# upgrade coupons



## amamba (Mar 9, 2010)

So I know that one can redeem 10,000 AGR points for 5 one class upgrade coupons at the guest rewards website. anyway to get just one? I don't really want to blow 10K points when I only want one upgrade coupon. I looked at ebay, etc. and just wanted to throw it out there if anyone knew of a way to buy/barter for just one.


----------



## Guest (Mar 9, 2010)

coupon connection on flyertalk.


----------



## the_traveler (Mar 9, 2010)

Or maybe someone here on AU may be nice and send you one!  Especially if there from somewhere like TX, CO or MT and made Select but Acela doesn't operate and they may not use them!


----------



## AAARGH! (Mar 9, 2010)

amamba said:


> So I know that one can redeem 10,000 AGR points for 5 one class upgrade coupons at the guest rewards website. anyway to get just one? I don't really want to blow 10K points when I only want one upgrade coupon. I looked at ebay, etc. and just wanted to throw it out there if anyone knew of a way to buy/barter for just one.

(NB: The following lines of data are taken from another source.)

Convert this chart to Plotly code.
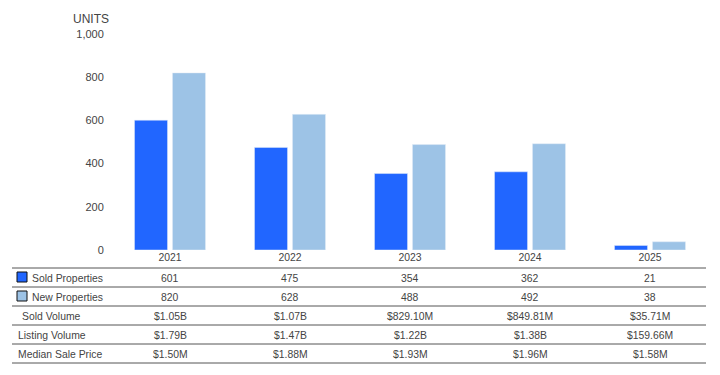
import plotly.graph_objects as go

years = ["2021", "2022", "2023", "2024", "2025"]
sold_properties = [601, 475, 354, 362, 21]
new_properties = [820, 628, 488, 492, 38]
sold_volume = ["$1.05B", "$1.07B", "$829.10M", "$849.81M", "$35.71M"]
listing_volume = ["$1.79B", "$1.47B", "$1.22B", "$1.38B", "$159.66M"]
median_sale_price = ["$1.50M", "$1.88M", "$1.93M", "$1.96M", "$1.58M"]
y_ticks = [0, 200, 400, 600, 800, 1000]

SOLD_COLOR = "#2166ff"
NEW_COLOR = "#9dc3e6"
TEXT = "#444444"
FONT = "Liberation Sans, Arial, sans-serif"
FS = 10.4

W, H = 720, 375
def py(pix):  # pixel row -> paper y
    return 1 - pix / H
def px(pix):
    return pix / W

fig = go.Figure()
fig.add_bar(x=years, y=sold_properties, name="Sold Properties", marker_color=SOLD_COLOR)
fig.add_bar(x=years, y=new_properties, name="New Properties", marker_color=NEW_COLOR)

shapes = []
annotations = []

# UNITS label
annotations.append(dict(text="UNITS", xref="paper", yref="paper", x=px(91), y=py(19),
                        xanchor="center", yanchor="middle",
                        showarrow=False, font=dict(size=12, color=TEXT, family=FONT)))

# Table rows
row_tops = [268, 287, 306, 325, 344]
row_h = 19
rows = [
    ("Sold Properties", [str(v) for v in sold_properties], SOLD_COLOR, 30),
    ("New Properties", [str(v) for v in new_properties], NEW_COLOR, 30),
    ("Sold Volume", sold_volume, None, 20),
    ("Listing Volume", listing_volume, None, 16),
    ("Median Sale Price", median_sale_price, None, 16),
]
for top in row_tops + [row_tops[-1] + row_h]:
    shapes.append(dict(type="line", xref="paper", yref="paper", x0=px(12), x1=px(706),
                       y0=py(top), y1=py(top), line=dict(color="#555555", width=1)))
for (label, vals, swatch, lx), top in zip(rows, row_tops):
    cy = top + row_h / 2 + 0.5
    if swatch:
        shapes.append(dict(type="rect", xref="paper", yref="paper", x0=px(17), x1=px(27),
                           y0=py(top + 14), y1=py(top + 4),
                           fillcolor=swatch, line=dict(color="#111111", width=1)))
    annotations.append(dict(text=label, xref="paper", yref="paper", x=px(lx), y=py(cy),
                            xanchor="left", yanchor="middle", showarrow=False,
                            font=dict(size=FS, color=TEXT, family=FONT)))
    for i, v in enumerate(vals):
        annotations.append(dict(text=v, xref="x", yref="paper", x=i, y=py(cy),
                                xanchor="center", yanchor="middle", showarrow=False,
                                font=dict(size=FS, color=TEXT, family=FONT)))

fig.update_layout(
    width=W, height=H,
    margin=dict(l=0, r=0, t=0, b=0),
    paper_bgcolor="white", plot_bgcolor="white",
    showlegend=False,
    barmode="group", bargap=0.367, bargroupgap=0.13,
    font=dict(family=FONT, size=FS, color=TEXT),
    xaxis=dict(type="category", domain=[px(110), px(710)], range=[-0.5, len(years) - 0.5],
               showgrid=False, showline=False, ticks="", automargin=False,
               tickfont=dict(size=FS, color=TEXT), fixedrange=True),
    yaxis=dict(domain=[py(250), py(34)], range=[0, 1000], tickvals=y_ticks,
               tickformat=",", showgrid=False, showline=False, zeroline=False,
               ticks="outside", ticklen=3, tickcolor="rgba(0,0,0,0)", automargin=False,
               tickfont=dict(size=11, color=TEXT), fixedrange=True),
    shapes=shapes, annotations=annotations,
)

fig.write_html("out.html", config={"displayModeBar": False},
               post_script="document.body.style.margin='0';")
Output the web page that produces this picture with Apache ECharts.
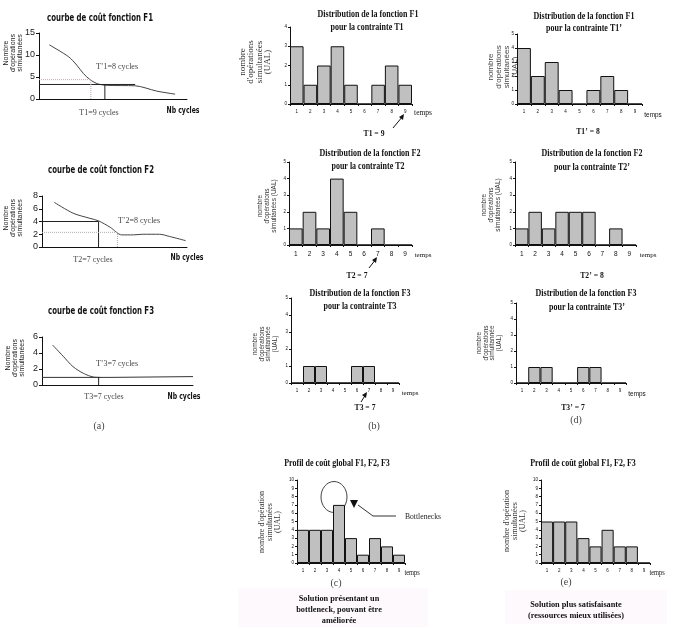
<!DOCTYPE html>
<html>
<head>
<meta charset="utf-8">
<script src="https://cdn.jsdelivr.net/npm/echarts@6/dist/echarts.min.js"></script>
<style>
  html, body { margin: 0; padding: 0; background: #fff; }
  #main { width: 678px; height: 627px; }
</style>
</head>
<body>
<div id="main"></div>
<script>
// courbes de coût (x en unités arbitraires 0..20, y = nombre d'opérations)
const coutF1 = [[1.4, 12.3], [4.0, 9.6], [5.1, 7.7], [6.0, 5.8], [6.9, 4.4], [8.0, 3.4], [9.2, 3.1], [13.0, 3.0], [15.9, 1.8], [18.4, 1.1]];
const coutF2 = [[1.7, 7.0], [4.3, 5.3], [6.6, 4.5], [7.8, 4.1], [9.4, 3.1], [11.0, 1.9], [12.6, 1.9], [13.9, 2.0], [16.2, 2.0], [17.6, 1.65], [19.8, 1.0]];
const coutF3 = [[1.4, 5.0], [2.8, 3.6], [4.1, 2.3], [5.5, 1.45], [6.8, 1.0], [7.7, 0.95]];

// repères T / T'
const f1TraitH = [[0, 3.3], [13, 3.3]];
const f1TraitV = [[8.9, 0], [8.9, 3.3]];
const f1PointH = [[0, 4.4], [7.0, 4.4]];
const f1PointV = [[7.0, 0], [7.0, 4.4]];
const f2TraitH = [[0, 4.0], [7.8, 4.0]];
const f2TraitV = [[7.8, 0], [7.8, 4.0]];
const f2PointH = [[0, 2.3], [10.4, 2.3]];
const f2PointV = [[10.4, 0], [10.4, 2.3]];
const f3TraitH = [[0, 0.95], [9.0, 0.95], [9.05, 1.05], [20, 1.05]];
const f3TraitV = [[7.5, 0], [7.5, 1.0]];

// distributions
const temps = ['1', '2', '3', '4', '5', '6', '7', '8', '9'];
const f1T1 = [3, 1, 2, 3, 1, 0, 1, 2, 1];
const f1T1p = [4, 2, 3, 1, 0, 1, 2, 1, 0];
const f2T2 = [1, 2, 1, 4, 2, 0, 1, 0, 0];
const f2T2p = [1, 2, 1, 2, 2, 2, 0, 1, 0];
const f3T3 = [0, 1, 1, 0, 0, 1, 1, 0, 0];
const f3T3p = [0, 1, 1, 0, 0, 1, 1, 0, 0];
const globalC = [4, 4, 4, 7, 3, 1, 3, 2, 1];
const globalE = [5, 5, 5, 3, 2, 4, 2, 2, 0];

const SANS = 'Liberation Sans, Arial, sans-serif';
const NARROW = 'Liberation Sans Narrow, DejaVu Sans Condensed, sans-serif';
const SERIF = 'Liberation Serif, Times New Roman, serif';

const chart = echarts.init(document.getElementById('main'));

// grilles : courbes (a) puis histogrammes
const grids = [
  { left: 39, top: 33, width: 148, height: 66 },
  { left: 42, top: 196, width: 145, height: 51 },
  { left: 42, top: 337, width: 151, height: 48 },
  { left: 290, top: 27, width: 122, height: 77 },
  { left: 517, top: 34, width: 125, height: 70 },
  { left: 289, top: 162, width: 123, height: 83 },
  { left: 515, top: 162, width: 121, height: 83 },
  { left: 291, top: 298, width: 108, height: 85 },
  { left: 516, top: 303, width: 110, height: 80 },
  { left: 297, top: 480, width: 108, height: 83 },
  { left: 541, top: 480, width: 109, height: 83 }
];

const xAxes = [];
const yAxes = [];
const series = [];

const lineMax = [15, 8, 6];
const lineStep = [5, 2, 2];
for (let i = 0; i < 3; i++) {
  xAxes.push({
    gridIndex: i, type: 'value', min: 0, max: 20,
    axisLine: { show: true, lineStyle: { color: '#111', width: 1 } },
    axisTick: { show: false }, axisLabel: { show: false }, splitLine: { show: false }
  });
  yAxes.push({
    gridIndex: i, type: 'value', min: 0, max: lineMax[i], interval: lineStep[i],
    axisLine: { show: true, lineStyle: { color: '#111', width: 1 } },
    axisTick: { show: true, length: 3, lineStyle: { color: '#111' } },
    axisLabel: { fontSize: 9, color: '#222', margin: 4, fontFamily: SANS },
    splitLine: { show: false }
  });
}

const barSets = [f1T1, f1T1p, f2T2, f2T2p, f3T3, f3T3p, globalC, globalE];
const barMax = [4, 5, 5, 5, 5, 5, 10, 10];
barSets.forEach(function (vals, k) {
  const g = k + 3;
  const big = (k === 2 || k === 3);
  xAxes.push({
    gridIndex: g, type: 'category', data: temps,
    axisLine: { show: true, lineStyle: { color: '#111', width: 1 } },
    axisTick: { show: true, length: 2, lineStyle: { color: '#111' } },
    axisLabel: { fontSize: big ? 6.5 : 4.5, color: '#111', margin: big ? 6 : 5, fontFamily: SANS }
  });
  yAxes.push({
    gridIndex: g, type: 'value', min: 0, max: barMax[k], interval: 1,
    axisLine: { show: true, lineStyle: { color: '#111', width: 1 } },
    axisTick: { show: true, length: 2, lineStyle: { color: '#111' } },
    axisLabel: { fontSize: 4.5, color: '#111', margin: 3, fontFamily: SANS },
    splitLine: { show: false }
  });
  series.push({
    type: 'bar', xAxisIndex: g, yAxisIndex: g, data: vals,
    barWidth: '100%', barCategoryGap: 0, silent: true,
    itemStyle: { color: '#c0c0c0', borderColor: '#111', borderWidth: 1 }
  });
});

function ligne(idx, pts, color, type, smooth) {
  series.push({
    type: 'line', xAxisIndex: idx, yAxisIndex: idx, data: pts,
    showSymbol: false, smooth: smooth || false, silent: true,
    lineStyle: { color: color, width: 1, type: type }
  });
}
ligne(0, coutF1, '#444', 'solid', 0.3);
ligne(0, f1TraitH, '#222', 'solid');
ligne(0, f1TraitV, '#222', 'solid');
ligne(0, f1PointH, '#c4a6b6', 'dotted');
ligne(0, f1PointV, '#c4a6b6', 'dotted');
ligne(1, coutF2, '#444', 'solid', 0.3);
ligne(1, f2TraitH, '#222', 'solid');
ligne(1, f2TraitV, '#222', 'solid');
ligne(1, f2PointH, '#aaa', 'dotted');
ligne(1, f2PointV, '#aaa', 'dotted');
ligne(2, coutF3, '#444', 'solid', 0.3);
ligne(2, f3TraitH, '#333', 'solid');
ligne(2, f3TraitV, '#222', 'solid');

// textes
function txt(s, x, y, o) {
  o = o || {};
  return {
    type: 'text', x: x, y: y, rotation: o.rot || 0, scaleX: o.sx || 1, silent: true,
    style: {
      text: s, x: 0, y: 0, align: 'center', verticalAlign: 'middle',
      fontSize: o.size || 9, fontFamily: o.font || SERIF, fontWeight: o.bold ? 'bold' : 'normal',
      fill: o.color || '#111', lineHeight: o.lh || undefined
    }
  };
}
const R = Math.PI / 2;
const titreA = { font: NARROW, bold: true, size: 10.5, sx: 0.74 };
const titreB = { font: SERIF, bold: true, size: 10, sx: 0.8 };
const cyc = { font: SERIF, size: 8, color: '#444' };
const nb = { font: NARROW, bold: true, size: 9, sx: 0.76 };
const ylA = { font: SANS, size: 7, rot: R, lh: 7, color: '#222' };
const lettre = { font: SERIF, size: 10, color: '#444' };

const graphics = [
  { type: 'rect', shape: { x: 238, y: 588, width: 190, height: 39 }, style: { fill: '#fef9fc' }, silent: true },
  { type: 'rect', shape: { x: 505, y: 590, width: 162, height: 34 }, style: { fill: '#fef9fc' }, silent: true },

  txt('courbe de coût fonction F1', 100, 18, titreA),
  txt('T’1=8 cycles', 117, 67, cyc),
  txt('T1=9 cycles', 99, 113, cyc),
  txt('Nb cycles', 183, 111, nb),
  txt('Nombre\nd\'opérations\nsimultanées', 13, 53, ylA),

  txt('courbe de coût fonction F2', 101, 170, titreA),
  txt('T’2=8 cycles', 139, 221, cyc),
  txt('T2=7 cycles', 93, 260, cyc),
  txt('Nb cycles', 187, 258, nb),
  txt('Nombre\nd\'opérations\nsimultanées', 13, 218, ylA),

  txt('courbe de coût fonction F3', 101, 311, titreA),
  txt('T’3=7 cycles', 117, 364, cyc),
  txt('T3=7 cycles', 104, 397, cyc),
  txt('Nb cycles', 184, 397, nb),
  txt('Nombre\nd\'opérations\nsimultanées', 15, 358, ylA),
  txt('(a)', 99, 426, lettre),

  txt('Distribution de la fonction F1', 368, 14, titreB),
  txt('pour la contrainte T1', 367, 27, titreB),
  txt('temps', 423, 113, { font: SERIF, size: 7.5 }),
  txt('T1 = 9', 374, 134, { font: SERIF, bold: true, size: 9, sx: 0.85 }),
  txt('nombre\nd\'opérations\nsimultanées\n(UAL)', 255, 62, { font: SERIF, size: 9, rot: R, lh: 8.5, color: '#333' }),

  txt('Distribution de la fonction F1', 584, 16, titreB),
  txt('pour la contrainte T1’', 584, 28, titreB),
  txt('temps', 653, 115, { font: SANS, size: 7.5, sx: 0.85 }),
  txt('T1’ = 8', 588, 132, { font: SERIF, bold: true, size: 9, sx: 0.85 }),
  txt('nombre\nd\'opérations\nsimultanées\n(UAL)', 503, 67, { font: SANS, size: 8, rot: R, lh: 8, color: '#444' }),

  txt('Distribution de la fonction F2', 370, 153, titreB),
  txt('pour la contrainte T2', 368, 166, titreB),
  txt('temps', 423, 255, { font: SERIF, size: 7 }),
  txt('T2 = 7', 357, 276, { font: SERIF, bold: true, size: 9, sx: 0.85 }),
  txt('nombre\nd\'opérations\nsimultanées (UAL)', 267, 206, { font: SANS, size: 6.5, rot: R, lh: 7, color: '#333' }),

  txt('Distribution de la fonction F2', 592, 153, titreB),
  txt('pour la contrainte T2’', 592, 167, titreB),
  txt('temps', 648, 255, { font: SERIF, size: 7 }),
  txt('T2’ = 8', 592, 276, { font: SERIF, bold: true, size: 9, sx: 0.85 }),
  txt('nombre\nd\'opérations\nsimultanées (UAL)', 491, 205, { font: SANS, size: 6.5, rot: R, lh: 7, color: '#333' }),

  txt('Distribution de la fonction F3', 360, 293, titreB),
  txt('pour la contrainte T3', 360, 306, titreB),
  txt('temps', 410, 393, { font: SERIF, size: 7 }),
  txt('T3 = 7', 365, 408, { font: SERIF, bold: true, size: 9, sx: 0.85 }),
  txt('nombre\nd\'opérations\nsimultannée\n(UAL)', 265, 344, { font: SANS, size: 6.5, rot: R, lh: 6.5, color: '#333' }),
  txt('(b)', 374, 426, lettre),

  txt('Distribution de la fonction F3', 586, 293, titreB),
  txt('pour la contrainte T3’', 587, 307, titreB),
  txt('temps', 637, 394, { font: SANS, size: 7.5, sx: 0.85 }),
  txt('T3’ = 7', 573, 408, { font: SERIF, bold: true, size: 9, sx: 0.85 }),
  txt('nombre\nd\'opérations\nsimultannée\n(UAL)', 489, 343, { font: SANS, size: 6.5, rot: R, lh: 6.5, color: '#333' }),
  txt('(d)', 576, 420, lettre),

  txt('Profil de coût global F1, F2, F3', 337, 463, titreB),
  txt('temps', 412, 573, { font: SERIF, size: 7.5, sx: 0.85 }),
  txt('(c)', 336, 583, lettre),
  txt('nombre d\'opération\nsimultanées\n(UAL)', 270, 522, { font: SERIF, size: 8, rot: R, lh: 8, color: '#333' }),
  txt('Bottlenecks', 423, 517, { font: SERIF, size: 9, sx: 0.85, color: '#222' }),
  txt('Solution présentant un', 339, 599, { font: SERIF, bold: true, size: 9, sx: 0.92 }),
  txt('bottleneck, pouvant être', 339, 610, { font: SERIF, bold: true, size: 9, sx: 0.92 }),
  txt('améliorée', 339, 621, { font: SERIF, bold: true, size: 9, sx: 0.92 }),

  txt('Profil de coût global F1, F2, F3', 583, 463, titreB),
  txt('temps', 657, 573, { font: SERIF, size: 7.5, sx: 0.85 }),
  txt('(e)', 566, 582, lettre),
  txt('nombre d\'opération\nsimultanées\n(UAL)', 515, 521, { font: SERIF, size: 8, rot: R, lh: 8, color: '#333' }),
  txt('Solution plus satisfaisante', 576, 605, { font: SERIF, bold: true, size: 9, sx: 0.92 }),
  txt('(ressources mieux utilisées)', 576, 616, { font: SERIF, bold: true, size: 9, sx: 0.92 }),

  // flèches vers T
  { type: 'line', shape: { x1: 393, y1: 128, x2: 403, y2: 116 }, style: { stroke: '#111', lineWidth: 1 }, silent: true },
  { type: 'polygon', shape: { points: [[404, 114], [399, 117], [403, 120]] }, style: { fill: '#111' }, silent: true },
  { type: 'line', shape: { x1: 369, y1: 268, x2: 376, y2: 259 }, style: { stroke: '#111', lineWidth: 1 }, silent: true },
  { type: 'polygon', shape: { points: [[377, 257], [372, 260], [376, 263]] }, style: { fill: '#111' }, silent: true },
  { type: 'line', shape: { x1: 361, y1: 402, x2: 366, y2: 394 }, style: { stroke: '#111', lineWidth: 1 }, silent: true },
  { type: 'polygon', shape: { points: [[367, 392], [362, 395], [366, 398]] }, style: { fill: '#111' }, silent: true },

  // bottleneck
  { type: 'ellipse', shape: { cx: 334, cy: 497, rx: 13, ry: 15.5 }, style: { fill: 'none', stroke: '#444', lineWidth: 1 }, silent: true },
  { type: 'polygon', shape: { points: [[350, 500], [358, 500], [354, 508]] }, style: { fill: '#111' }, silent: true },
  { type: 'polyline', shape: { points: [[358, 505], [373, 516], [396, 516]] }, style: { stroke: '#333', lineWidth: 1, fill: 'none' }, silent: true }
];

chart.setOption({
  animation: false,
  backgroundColor: '#fff',
  grid: grids,
  xAxis: xAxes,
  yAxis: yAxes,
  series: series,
  graphic: graphics
});
</script>
</body>
</html>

Be careful, the buying or bartering of coupons is against Amtrak's policy.


----------



## amamba (Mar 9, 2010)

AAARGH! said:


> amamba said:
> 
> 
> > So I know that one can redeem 10,000 AGR points for 5 one class upgrade coupons at the guest rewards website. anyway to get just one? I don't really want to blow 10K points when I only want one upgrade coupon. I looked at ebay, etc. and just wanted to throw it out there if anyone knew of a way to buy/barter for just one.
> ...


Wow, I had no idea! I have plans to take Acela to Philly in May and was thinking about that first class upgrade. I might just suck it up and buy the points, but I'll check out coupon connections, too on Flyertalk. it seems a shame that amtrak doesn't sell them in smaller amounts (less than 5) since they don't allow bartering, but hey, the rules are the rules and I don't want to do something I shouldn't be or that is ethically questionable.


----------



## AAARGH! (Mar 9, 2010)

amamba said:


> AAARGH! said:
> 
> 
> > amamba said:
> ...


I agree. I wish I could just buy one or two also. They are really worth it on the Acela. I did this last October from Boston to Washington. 6+ hours in first class! Free drinks, two free (good) meals, and personal service!


----------



## Guest (Mar 9, 2010)

AAARGH! said:


> amamba said:
> 
> 
> > So I know that one can redeem 10,000 AGR points for 5 one class upgrade coupons at the guest rewards website. anyway to get just one? I don't really want to blow 10K points when I only want one upgrade coupon. I looked at ebay, etc. and just wanted to throw it out there if anyone knew of a way to buy/barter for just one.
> ...


I wouldn't worry about buying them. I might worry if I was a seller. AGR can respond to sellers ads and enforce it that way, but I don't think they are going to make a sting operation of trying to lure buyers into trading coupons.


----------